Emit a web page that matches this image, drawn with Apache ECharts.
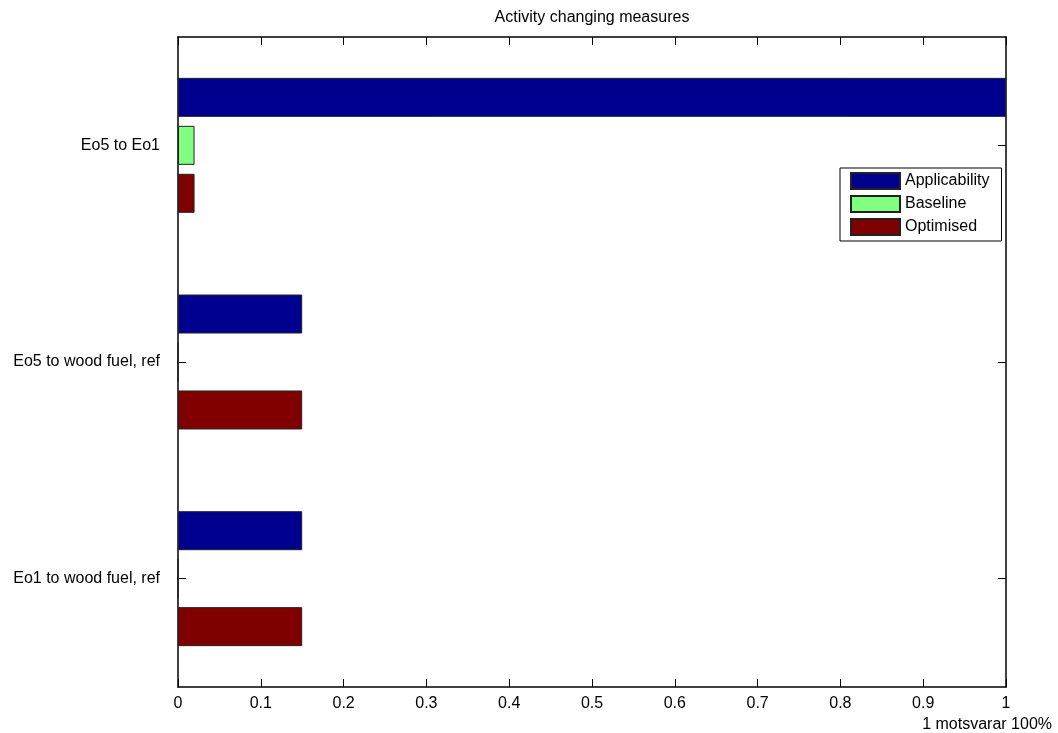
<!DOCTYPE html>
<html>
<head>
<meta charset="utf-8">
<script src="https://cdn.jsdelivr.net/npm/echarts@6/dist/echarts.min.js"></script>
<style>
html,body{margin:0;padding:0;background:#fff;}
#c{width:1058px;height:733px;}
</style>
</head>
<body>
<div id="c"></div>
<script>
// categories listed bottom to top
const categories = ['Eo1 to wood fuel, ref', 'Eo5 to wood fuel, ref', 'Eo5 to Eo1'];
const applicability = [0.15, 0.15, 1.0];
const baseline = [0, 0, 0.02];
const optimised = [0.15, 0.15, 0.02];
const seriesNames = ['Applicability', 'Baseline', 'Optimised'];
const colors = ['#00008F', '#80FF80', '#800000'];

const FONT = 'Liberation Sans, Arial, Helvetica, sans-serif';
const chart = echarts.init(document.getElementById('c'));

function axLine() { return { show: true, onZero: false, lineStyle: { color: '#000', width: 1.5 } }; }
function tick(extra) { return Object.assign({ show: true, inside: true, length: 8, lineStyle: { color: '#000', width: 1 } }, extra || {}); }

function mkSeries(name, data, color) {
  return {
    name: name,
    type: 'bar',
    data: data,
    xAxisIndex: 0,
    yAxisIndex: 0,
    barWidth: 39,
    barGap: '23%',
    itemStyle: { color: color, borderColor: '#222', borderWidth: 1 },
    emphasis: { disabled: true },
    animation: false
  };
}

chart.setOption({
  animation: false,
  backgroundColor: '#fff',
  textStyle: { fontFamily: FONT },
  grid: { left: 178, right: 52, top: 37, bottom: 46, containLabel: false },
  legend: {
    data: seriesNames,
    orient: 'vertical',
    left: 840,
    top: 168,
    itemWidth: 49,
    itemHeight: 16,
    itemGap: 5,
    padding: [4, 12, 5, 10],
    backgroundColor: '#fff',
    borderColor: '#000',
    borderWidth: 1,
    borderRadius: 0,
    icon: 'rect',
    textStyle: { fontFamily: FONT, fontSize: 16, color: '#000' }
  },
  xAxis: [
    {
      type: 'value', position: 'bottom', min: 0, max: 1, interval: 0.1,
      axisLine: axLine(), axisTick: tick(), splitLine: { show: false },
      axisLabel: { fontFamily: FONT, fontSize: 16, color: '#000', margin: 9,
        formatter: function (v) { return String(Math.round(v * 10) / 10); } }
    },
    {
      type: 'value', position: 'top', min: 0, max: 1, interval: 0.1,
      axisLine: axLine(), axisTick: tick(), splitLine: { show: false },
      axisLabel: { show: false }
    }
  ],
  yAxis: [
    {
      type: 'category', position: 'left', data: categories,
      axisLine: axLine(), axisTick: tick({ alignWithLabel: true }),
      axisLabel: { fontFamily: FONT, fontSize: 16, color: '#000', margin: 18 }
    },
    {
      type: 'category', position: 'right', data: categories,
      axisLine: axLine(), axisTick: tick({ alignWithLabel: true }),
      axisLabel: { show: false }
    }
  ],
  graphic: [
    { type: 'text', x: 592, y: 18, style: { text: 'Activity changing measures', font: '16px ' + FONT, fill: '#000', textAlign: 'center', textVerticalAlign: 'middle' } },
    { type: 'text', x: 1052, y: 725, style: { text: '1 motsvarar 100%', font: '16px ' + FONT, fill: '#000', textAlign: 'right', textVerticalAlign: 'middle' } }
  ],
  series: [
    mkSeries(seriesNames[0], applicability, colors[0]),
    mkSeries(seriesNames[1], baseline, colors[1]),
    mkSeries(seriesNames[2], optimised, colors[2])
  ]
});
</script>
</body>
</html>
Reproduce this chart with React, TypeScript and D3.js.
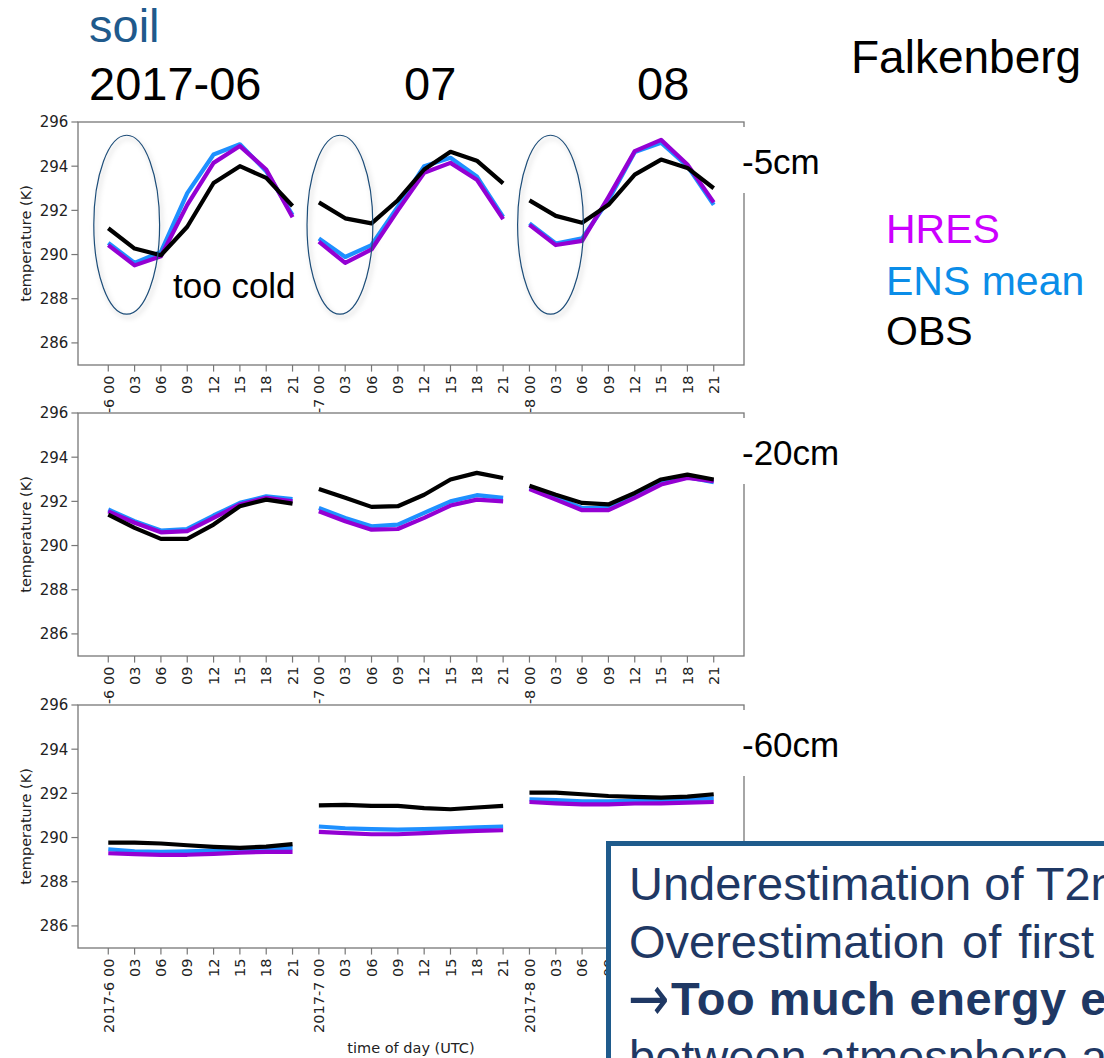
import React from 'react'
import * as d3 from 'd3'

// x axis: 3 months x 8 synoptic hours (one mean day per month)
const months = ['2017-6', '2017-7', '2017-8']
const hours = ['00', '03', '06', '09', '12', '15', '18', '21']
const headerMonths = ['2017-06', '07', '08']
const depths = ['-5cm', '-20cm', '-60cm']
const yTicks = [286, 288, 290, 292, 294, 296]

// -5cm
const hres5 = [290.43, 289.51, 289.92, 292.25, 294.15, 294.91, 293.85, 291.69,
  290.58, 289.62, 290.23, 292.0, 293.7, 294.15, 293.39, 291.6,
  291.34, 290.43, 290.62, 292.6, 294.68, 295.19, 294.08, 292.36]
const ens5 = [290.53, 289.62, 290.12, 292.78, 294.53, 294.99, 293.77, 291.79,
  290.73, 289.89, 290.43, 292.17, 294.0, 294.38, 293.54, 291.7,
  291.41, 290.5, 290.73, 292.46, 294.64, 295.06, 294.0, 292.25]
const obs5 = [291.19, 290.27, 289.97, 291.26, 293.24, 294.0, 293.47, 292.2,
  292.36, 291.64, 291.41, 292.46, 293.85, 294.65, 294.25, 293.22,
  292.45, 291.75, 291.44, 292.25, 293.62, 294.3, 293.92, 293.0]

// -20cm
const hres20 = [291.55, 291.03, 290.6, 290.65, 291.25, 291.86, 292.16, 292.0,
  291.55, 291.1, 290.72, 290.75, 291.25, 291.81, 292.08, 292.0,
  292.56, 292.08, 291.6, 291.6, 292.16, 292.76, 293.06, 292.91]
const ens20 = [291.63, 291.1, 290.68, 290.75, 291.36, 291.93, 292.23, 292.1,
  291.7, 291.25, 290.87, 290.95, 291.48, 292.0, 292.28, 292.16,
  292.6, 292.16, 291.7, 291.7, 292.23, 292.84, 293.1, 292.87]
const obs20 = [291.4, 290.8, 290.3, 290.3, 290.95, 291.78, 292.08, 291.9,
  292.56, 292.16, 291.75, 291.78, 292.3, 292.99, 293.29, 293.06,
  292.71, 292.3, 291.93, 291.86, 292.38, 292.99, 293.21, 292.99]

// -60cm
const hres60 = [289.29, 289.25, 289.22, 289.22, 289.26, 289.32, 289.35, 289.35,
  290.26, 290.2, 290.15, 290.15, 290.2, 290.26, 290.3, 290.33,
  291.61, 291.55, 291.5, 291.5, 291.54, 291.55, 291.58, 291.61]
const ens60 = [289.47, 289.37, 289.35, 289.37, 289.41, 289.47, 289.5, 289.53,
  290.5, 290.42, 290.38, 290.36, 290.38, 290.42, 290.46, 290.5,
  291.73, 291.69, 291.64, 291.64, 291.66, 291.69, 291.73, 291.78]
const obs60 = [289.77, 289.77, 289.73, 289.65, 289.58, 289.53, 289.59, 289.7,
  291.46, 291.48, 291.43, 291.43, 291.33, 291.28, 291.36, 291.43,
  292.03, 292.03, 291.96, 291.88, 291.84, 291.81, 291.85, 291.96]

// night-time circles on the -5cm panel (index, K)
const ellipseIdx = [0.7, 8.8, 16.8]
const ellipseT = 291.35

const panels = [
  { depth: depths[0], hres: hres5, ens: ens5, obs: obs5 },
  { depth: depths[1], hres: hres20, ens: ens20, obs: obs20 },
  { depth: depths[2], hres: hres60, ens: ens60, obs: obs60 }
]

const colHres = '#9400d3'
const colEns = '#1e90ff'
const colObs = '#000000'
const navy = '#1f3864'
const slideFont = '"Liberation Sans", Arial, sans-serif'
const plotFont = '"DejaVu Sans", sans-serif'

const width = 1104
const height = 1058
const margin = { left: 78, right: 744 }
const panelTops = [122, 413, 705]
const panelH = 243
const tickLen = 6.6
const spine = '#777'
const tickCol = '#222'

export default function App() {
  const labels = months.flatMap((m) => hours.map((h, i) => (i === 0 ? `${m} ${h}` : h)))
  const idx = d3.range(labels.length)

  const x = d3.scaleLinear()
    .domain([-1.15, idx.length - 1 + 1.15])
    .range([margin.left, margin.right])

  const renderPanel = (p: any, k: number) => {
    const top = panelTops[k]
    const bottom = top + panelH
    const y = d3.scaleLinear().domain([285, 296]).range([bottom, top])

    // one line piece per month
    const segments = (vals: number[]) =>
      months.map((_, mi) => {
        const seg = vals.slice(mi * hours.length, (mi + 1) * hours.length)
        const l = d3.line<number>()
          .x((_, i) => x(mi * hours.length + i))
          .y((d) => y(d))
        return l(seg)
      })

    return (
      <g key={p.depth}>
        {/* axes background covers tick labels of the panel above */}
        <rect x={margin.left} y={top} width={margin.right - margin.left} height={panelH} fill='white' />

        {[['ens', colEns], ['hres', colHres], ['obs', colObs]].map(([key, col]) =>
          segments(p[key]).map((d, i) => (
            <path key={key + i} d={d || ''} fill='none' stroke={col} strokeWidth={4.2}
              strokeLinejoin='round' strokeLinecap='butt' />
          ))
        )}

        {/* spines */}
        <rect x={margin.left} y={top} width={margin.right - margin.left} height={panelH}
          fill='none' stroke={spine} strokeWidth={1.3} />

        {/* y axis */}
        {yTicks.map((t) => (
          <g key={t}>
            <line x1={margin.left - tickLen} x2={margin.left} y1={y(t)} y2={y(t)} stroke={spine} strokeWidth={1.2} />
            <text x={margin.left - tickLen - 3} y={y(t)} dy='0.36em' textAnchor='end'
              fontFamily={plotFont} fontSize={15} fill={tickCol}>{t}</text>
          </g>
        ))}
        <text transform={`translate(31, ${(top + bottom) / 2}) rotate(-90)`} textAnchor='middle'
          fontFamily={plotFont} fontSize={14.5} fill={tickCol}>temperature (K)</text>

        {/* x axis */}
        {labels.map((lab, i) => (
          <g key={i}>
            <line x1={x(i)} x2={x(i)} y1={bottom} y2={bottom + tickLen} stroke={spine} strokeWidth={1.2} />
            <text transform={`translate(${x(i)}, ${bottom + tickLen + 4}) rotate(-90)`} dy='0.36em'
              textAnchor='end' fontFamily={plotFont} fontSize={14.5} fill={tickCol}>{lab}</text>
          </g>
        ))}

        {/* depth label with white box over the right spine */}
        <rect x={741} y={top + 5} width={112} height={66} fill='white' />
        <text x={742} y={top + 52} fontFamily={slideFont} fontSize={35} fill='#000'>{p.depth}</text>
      </g>
    )
  }

  const y5 = d3.scaleLinear().domain([285, 296]).range([panelTops[0] + panelH, panelTops[0]])
  const rx = x(1.25) - x(0)
  const ry = y5(ellipseT - 4.05) - y5(ellipseT)

  return (
    <svg width={width} height={height} style={{ position: 'absolute', left: 0, top: 0, background: 'white' }}>
      <defs>
        <filter id='shadow' x='-30%' y='-30%' width='160%' height='160%'>
          <feDropShadow dx='2' dy='3' stdDeviation='2.5' floodColor='#000' floodOpacity='0.25' />
        </filter>
      </defs>
      <rect width={width} height={height} fill='white' />

      {panels.map((p, k) => (
        <React.Fragment key={k}>
          {renderPanel(p, k)}
          {k === 0 && (
            <g>
              {ellipseIdx.map((c) => (
                <ellipse key={c} cx={x(c)} cy={y5(ellipseT)} rx={rx} ry={ry} fill='none'
                  stroke='#1f4e79' strokeWidth={1.2} filter='url(#shadow)' />
              ))}
              <text x={173} y={298} fontFamily={slideFont} fontSize={35} fill='#000'>too cold</text>
            </g>
          )}
        </React.Fragment>
      ))}

      <text x={x(11.5)} y={1053} textAnchor='middle' fontFamily={plotFont} fontSize={14.5} fill={tickCol}>
        time of day (UTC)
      </text>

      {/* header */}
      <text x={89} y={42} fontFamily={slideFont} fontSize={47} fill='#1f5a8c'>soil</text>
      <text x={89} y={100} fontFamily={slideFont} fontSize={47} fill='#000'>{headerMonths[0]}</text>
      <text x={404} y={100} fontFamily={slideFont} fontSize={47} fill='#000'>{headerMonths[1]}</text>
      <text x={637} y={100} fontFamily={slideFont} fontSize={47} fill='#000'>{headerMonths[2]}</text>
      <text x={851} y={73} fontFamily={slideFont} fontSize={46} fill='#000'>Falkenberg</text>

      {/* legend */}
      <text x={886} y={243} fontFamily={slideFont} fontSize={41} fill='#cc00ff'>HRES</text>
      <text x={886} y={295} fontFamily={slideFont} fontSize={41} fill='#0b8de8'>ENS mean</text>
      <text x={886} y={345} fontFamily={slideFont} fontSize={41} fill='#000'>OBS</text>

      {/* conclusion box, running off the page edge as in the slide */}
      <rect x={608.5} y={843.5} width={600} height={300} fill='white' stroke='#1f5b8c' strokeWidth={5} />
      <g fontFamily={slideFont} fontSize={47} fill={navy}>
        <text x={629} y={900}>Underestimation of T2m at night</text>
        <text x={629} y={958} wordSpacing={4}>Overestimation of first soil layer</text>
        <text transform='translate(628, 1000) scale(1.05, 1.35)' y={15}
          fontFamily={plotFont}>→</text>
        <text x={671} y={1015} fontWeight='bold' letterSpacing={0.5}>Too much energy exchange</text>
        <text x={629} y={1073}>between atmosphere and soil</text>
      </g>
    </svg>
  )
}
---
Task directions | Using the entries above, find all lines with "page". Copy them.

Solution to the exercise |
Emit a web page that matches this image, drawn with Apache ECharts.
      {/* conclusion box, running off the page edge as in the slide */}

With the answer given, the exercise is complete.